I have had problems with it since brought it home. I can't tighten the handle nuts without binding up. I'll make some shims. Thanks for the quick replies. 

Sent from my SM-S975L using Tapatalk


----------



## ChrisW (Mar 22, 2016)

Here is Servo's site that has some info on setting up the proper shims for the bevel gear and handle.  The M-2500-140 document is a basic installation instruction manual.  Also, they have available some shim packages that will help with the installation.

 http://servoproductsco.com/html/type_140_power_feed.html

Hope this helps
Chris


----------



## aliva (Mar 22, 2016)

Yes definitely shims are required for proper backlash


----------



## jmarkwolf (Mar 24, 2016)

I just installed an Align power feed on my Bridgeport, and yes there are shims that go there, at least for my Align.

It's tricky to know how many are required without trial and dis-assembly.

I've got some gear mesh noise I'm trying to get rid of, unsuccessfully, so far.
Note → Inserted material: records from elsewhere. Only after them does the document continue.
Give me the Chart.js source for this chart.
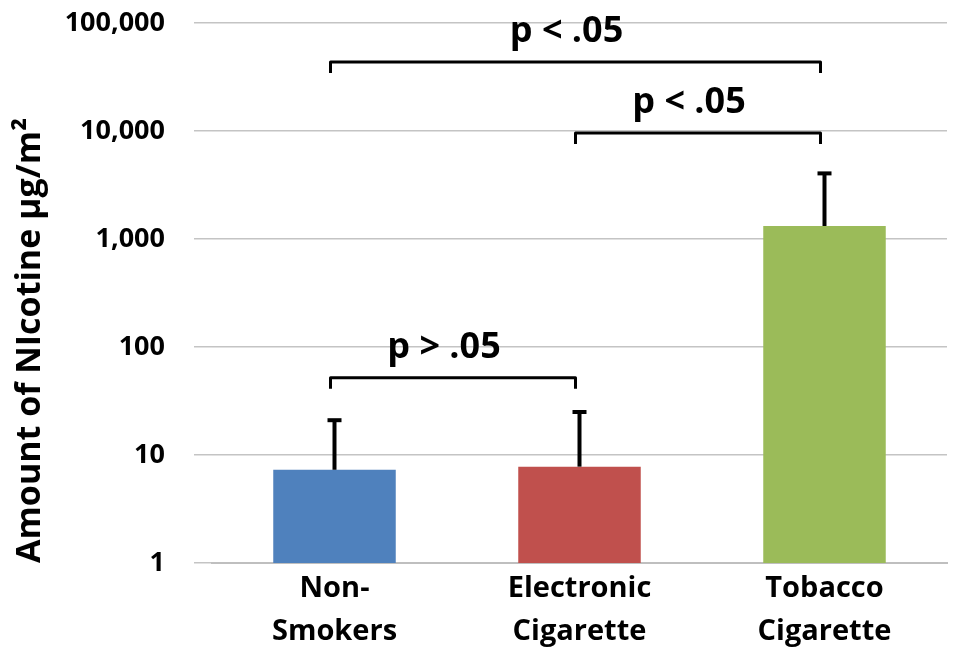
<!DOCTYPE html>
<html>
<head>
<meta charset="utf-8">
<script src="https://cdn.jsdelivr.net/npm/chart.js@4/dist/chart.umd.min.js"></script>
<style>
  html, body { margin: 0; background: #fff; }
</style>
</head>
<body>
<canvas id="graph" width="955" height="654"></canvas>
<script>
// values
var groups = [['Non-', 'Smokers'], ['Electronic', 'Cigarette'], ['Tobacco', 'Cigarette']];
var nicotine = [7.3, 7.8, 1320];
var errorTop = [21, 25, 4050];
var barColors = ['#4F81BD', '#C0504D', '#9BBB59'];
var yTicks = [1, 10, 100, 1000, 10000, 100000];
var pairFrom = [0, 1, 0];
var pairTo = [1, 2, 2];
var pairText = ['p > .05', 'p < .05', 'p < .05'];
var pairLevel = [52, 9600, 43500];

var errorBars = {
    id: 'errorBars',
    afterDatasetsDraw: function (chart) {
        var ctx = chart.ctx;
        var y = chart.scales.y;
        var meta = chart.getDatasetMeta(0);
        ctx.save();
        ctx.strokeStyle = '#000';
        ctx.lineWidth = 4;
        meta.data.forEach(function (bar, i) {
            var top = y.getPixelForValue(errorTop[i]);
            ctx.beginPath();
            ctx.moveTo(bar.x, bar.y);
            ctx.lineTo(bar.x, top);
            ctx.stroke();
            ctx.beginPath();
            ctx.moveTo(bar.x - 7, top);
            ctx.lineTo(bar.x + 7, top);
            ctx.stroke();
        });
        ctx.restore();
    }
};

var brackets = {
    id: 'brackets',
    afterDraw: function (chart) {
        var ctx = chart.ctx;
        var x = chart.scales.x;
        var y = chart.scales.y;
        ctx.save();
        ctx.strokeStyle = '#000';
        ctx.fillStyle = '#000';
        ctx.lineWidth = 3;
        ctx.lineJoin = 'round';
        ctx.font = 'bold 36px "Open Sans"';
        ctx.textAlign = 'center';
        ctx.textBaseline = 'middle';
        for (var i = 0; i < pairText.length; i++) {
            var x1 = x.getPixelForValue(pairFrom[i]) - 4;
            var x2 = x.getPixelForValue(pairTo[i]) - 4;
            var yy = y.getPixelForValue(pairLevel[i]);
            ctx.beginPath();
            ctx.moveTo(x1, yy + 11);
            ctx.lineTo(x1, yy);
            ctx.lineTo(x2, yy);
            ctx.lineTo(x2, yy + 11);
            ctx.stroke();
            ctx.fillText(pairText[i], (x1 + x2) / 2 - 9, yy - 30);
        }
        ctx.restore();
    }
};

var canvas = document.querySelector('#graph');
var context = canvas.getContext('2d');

new Chart(context, {
    type: 'bar',
    data: {
        labels: groups,
        datasets: [{
            data: nicotine,
            backgroundColor: barColors,
            borderWidth: 0,
            categoryPercentage: 1,
            barPercentage: 0.5
        }]
    },
    options: {
        responsive: false,
        animation: false,
        layout: { padding: { top: 23, right: 8, left: 0, bottom: 0 } },
        plugins: {
            legend: { display: false },
            tooltip: { enabled: false }
        },
        scales: {
            x: {
                grid: { display: false, drawTicks: false },
                border: { display: true, color: '#BFBFBF', width: 2 },
                ticks: {
                    color: '#000',
                    padding: 4,
                    font: { family: '"Open Sans"', weight: 'bold', size: 29, lineHeight: 1.48 }
                },
                afterFit: function (scale) { scale.height = 91; }
            },
            y: {
                type: 'logarithmic',
                min: 1,
                max: 100000,
                border: { display: false },
                grid: { color: '#C4C4C4', lineWidth: 1.5, drawTicks: true, tickLength: 18, tickColor: '#C4C4C4' },
                afterBuildTicks: function (scale) {
                    scale.ticks = yTicks.map(function (v) { return { value: v }; });
                },
                ticks: {
                    color: '#000',
                    padding: 29,
                    font: { family: '"Open Sans"', weight: 'bold', size: 27 },
                    callback: function (v) { return Number(v).toLocaleString('en-US'); }
                },
                title: {
                    display: true,
                    align: 'start',
                    text: 'Amount of NIcotine µg/m²',
                    color: '#000',
                    padding: { top: 10, bottom: 0 },
                    font: { family: '"Open Sans"', weight: 'bold', size: 34 }
                },
                afterFit: function (scale) {
                    scale.width = 212;
                    scale.paddingTop = 0;
                    scale.paddingBottom = 0;
                }
            }
        }
    },
    plugins: [errorBars, brackets]
});
</script>
</body>
</html>
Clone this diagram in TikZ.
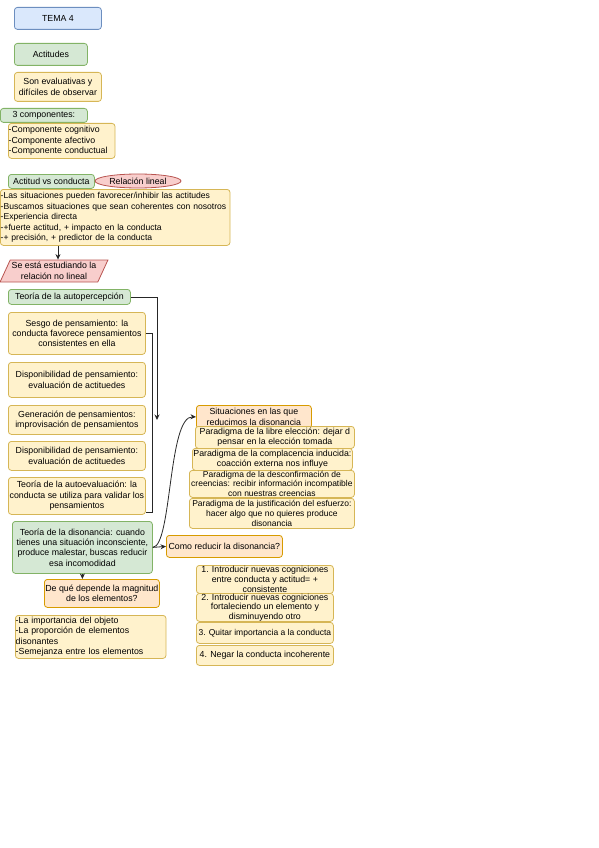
\documentclass[tikz,border=0pt]{standalone}
\usepackage{fontspec}
\setmainfont{Liberation Sans}
\usetikzlibrary{arrows.meta,shapes.geometric}
\definecolor{bluef}{HTML}{DAE8FC}\definecolor{blued}{HTML}{6C8EBF}
\definecolor{greenf}{HTML}{D5E8D4}\definecolor{greend}{HTML}{82B366}
\definecolor{yelf}{HTML}{FFF2CC}\definecolor{yeld}{HTML}{D6B656}
\definecolor{orf}{HTML}{FFE6CC}\definecolor{ord}{HTML}{D79B00}
\definecolor{redf}{HTML}{F8CECC}\definecolor{redd}{HTML}{B85450}
\tikzset{
  box/.style={draw, rounded corners=3pt, line width=0.8pt, anchor=north west,
    inner sep=0.3pt, align=center, font=\fontsize{8.8}{10.4}\selectfont},
  bluebox/.style={box, fill=bluef, draw=blued},
  greenbox/.style={box, fill=greenf, draw=greend},
  yelbox/.style={box, fill=yelf, draw=yeld},
  orbox/.style={box, fill=orf, draw=ord},
  leftbox/.style={align=left},
  smalltext/.style={font=\fontsize{8.5}{9.6}\selectfont},
  tighttext/.style={font=\fontsize{8.8}{9.6}\selectfont},
  conn/.style={draw=black!85, line width=0.8pt},
  arr/.style={conn, -{Stealth[length=5.5pt,width=5pt]}},
}
\begin{document}
\begin{tikzpicture}[x=1pt,y=-1pt]
\useasboundingbox (0,0) rectangle (599,848);
\node[bluebox, minimum width=87pt, minimum height=22pt] (tema) at (14,7) {TEMA 4};
\node[greenbox, minimum width=73pt, minimum height=22pt] (acti) at (14,43) {Actitudes};
\node[yelbox, minimum width=87pt, minimum height=29pt] (son) at (14,72) {Son evaluativas y\\difíciles de observar};
\node[greenbox, minimum width=87pt, minimum height=14pt] (comp) at (0,108) {3 componentes:};
\node[yelbox, leftbox, text width=106pt, minimum height=35pt] (clist) at (8,123) {-Componente cognitivo\\-Componente afectivo\\-Componente conductual};
\node[greenbox, minimum width=86pt, minimum height=14pt] (avc) at (8,174) {Actitud vs conducta};
\node[draw=redd, fill=redf, ellipse, line width=0.8pt, inner sep=0pt, minimum width=86pt, minimum height=14pt, font=\fontsize{8.8}{10.4}\selectfont] (rel) at (138,181) {Relación lineal};
\node[yelbox, leftbox, text width=229pt, minimum height=56pt, font=\fontsize{8.6}{10.5}\selectfont] (big) at (0,189) {-Las situaciones pueden favorecer/inhibir las actitudes\\-Buscamos situaciones que sean coherentes con nosotros\\-Experiencia directa\\-+fuerte actitud, + impacto en la conducta\\-+ precisión, + predictor de la conducta};
\node[trapezium, trapezium left angle=60, trapezium right angle=120, trapezium stretches=true, draw=redd, fill=redf, line width=0.8pt, inner sep=0pt, minimum width=108pt, minimum height=22pt, align=center, font=\fontsize{8.8}{10.4}\selectfont] (para) at (54,271) {Se está estudiando la\\relación no lineal};
\node[greenbox, minimum width=122pt, minimum height=15pt] (autop) at (8,289) {Teoría de la autopercepción};
\node[yelbox, minimum width=137pt, minimum height=42pt] (sesgo) at (8,312) {Sesgo de pensamiento: la\\conducta favorece pensamientos\\consistentes en ella};
\node[yelbox, minimum width=137pt, minimum height=35pt] (disp1) at (8,362) {Disponibilidad de pensamiento:\\evaluación de actituedes};
\node[yelbox, minimum width=137pt, minimum height=29pt] (gen) at (8,405) {Generación de pensamientos:\\improvisación de pensamientos};
\node[yelbox, minimum width=137pt, minimum height=29pt] (disp2) at (8,441) {Disponibilidad de pensamiento:\\evaluación de actituedes};
\node[yelbox, minimum width=137pt, minimum height=37pt] (autoev) at (8,477) {Teoría de la autoevaluación: la\\conducta se utiliza para validar los\\pensamientos};
\node[greenbox, minimum width=140pt, minimum height=52pt] (dison) at (12,521) {Teoría de la disonancia: cuando\\tienes una situación inconsciente,\\produce malestar, buscas reducir\\esa incomodidad};
\node[orbox, minimum width=115pt, minimum height=28pt] (dep) at (44,579) {De qué depende la magnitud\\de los elementos?};
\node[yelbox, leftbox, text width=150pt, minimum height=43pt] (fact) at (15,615) {-La importancia del objeto\\-La proporción de elementos\\disonantes\\-Semejanza entre los elementos};
\node[orbox, minimum width=116pt, minimum height=22pt] (como) at (166,535) {Como reducir la disonancia?};
\node[orbox, minimum width=115pt, minimum height=23pt] (sit) at (196,405) {Situaciones en las que\\reducimos la disonancia};
\node[yelbox, minimum width=159pt, minimum height=22pt] (p1) at (195,426) {Paradigma de la libre elección: dejar d\\pensar en la elección tomada};
\node[yelbox, minimum width=160pt, minimum height=22pt] (p2) at (192,448) {Paradigma de la complacencia inducida:\\coacción externa nos influye};
\node[yelbox, smalltext, minimum width=165pt, minimum height=27pt] (p3) at (189,470) {Paradigma de la desconfirmación de\\creencias: recibir información incompatible\\con nuestras creencias};
\node[yelbox, smalltext, minimum width=165pt, minimum height=30pt] (p4) at (189,498) {Paradigma de la justificación del esfuerzo:\\hacer algo que no quieres produce\\disonancia};
\node[yelbox, tighttext, minimum width=137pt, minimum height=28pt] (r1) at (196,565) {1. Introducir nuevas cogniciones\\entre conducta y actitud= +\\consistente};
\node[yelbox, tighttext, minimum width=137pt, minimum height=28pt] (r2) at (196,593) {2. Introducir nuevas cogniciones\\fortaleciendo un elemento y\\disminuyendo otro};
\node[yelbox, smalltext, minimum width=137pt, minimum height=21pt] (r3) at (196,622) {3. Quitar importancia a la conducta};
\node[yelbox, minimum width=137pt, minimum height=20pt] (r4) at (196,645) {4. Negar la conducta incoherente};
% connectors
\coordinate (apend) at (157,420);
\draw[arr] ([xshift=4pt]para.north |- big.south) -- ([xshift=4pt]para.north);
\draw[arr] (autop.east) -| (apend);
\draw[conn] (sesgo.east) -- ++(7,0) |- ([yshift=2pt]autoev.south east);
\draw[arr] (dison.east) .. controls (172,546) and (168,416) .. (sit.west);
\draw[arr] (dison.east) -- (como.west);
\draw[arr] (dison.south) -- (dison.south |- dep.north);
\end{tikzpicture}
\end{document}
I checked a Servo on a new Bridgeport in the store the other day, and it is smooth and silent when manually turning the handle. Not so on my Align.


----------



## aliva (Mar 24, 2016)

You could apply Prussian Blue to one of the gears, assemble, rotate one revolution, disassemble and see where the blue was transferred to the other gear, this will indicated at what depth thee gears are meshing , add or remove shims as required to get a full depth of engagement


----------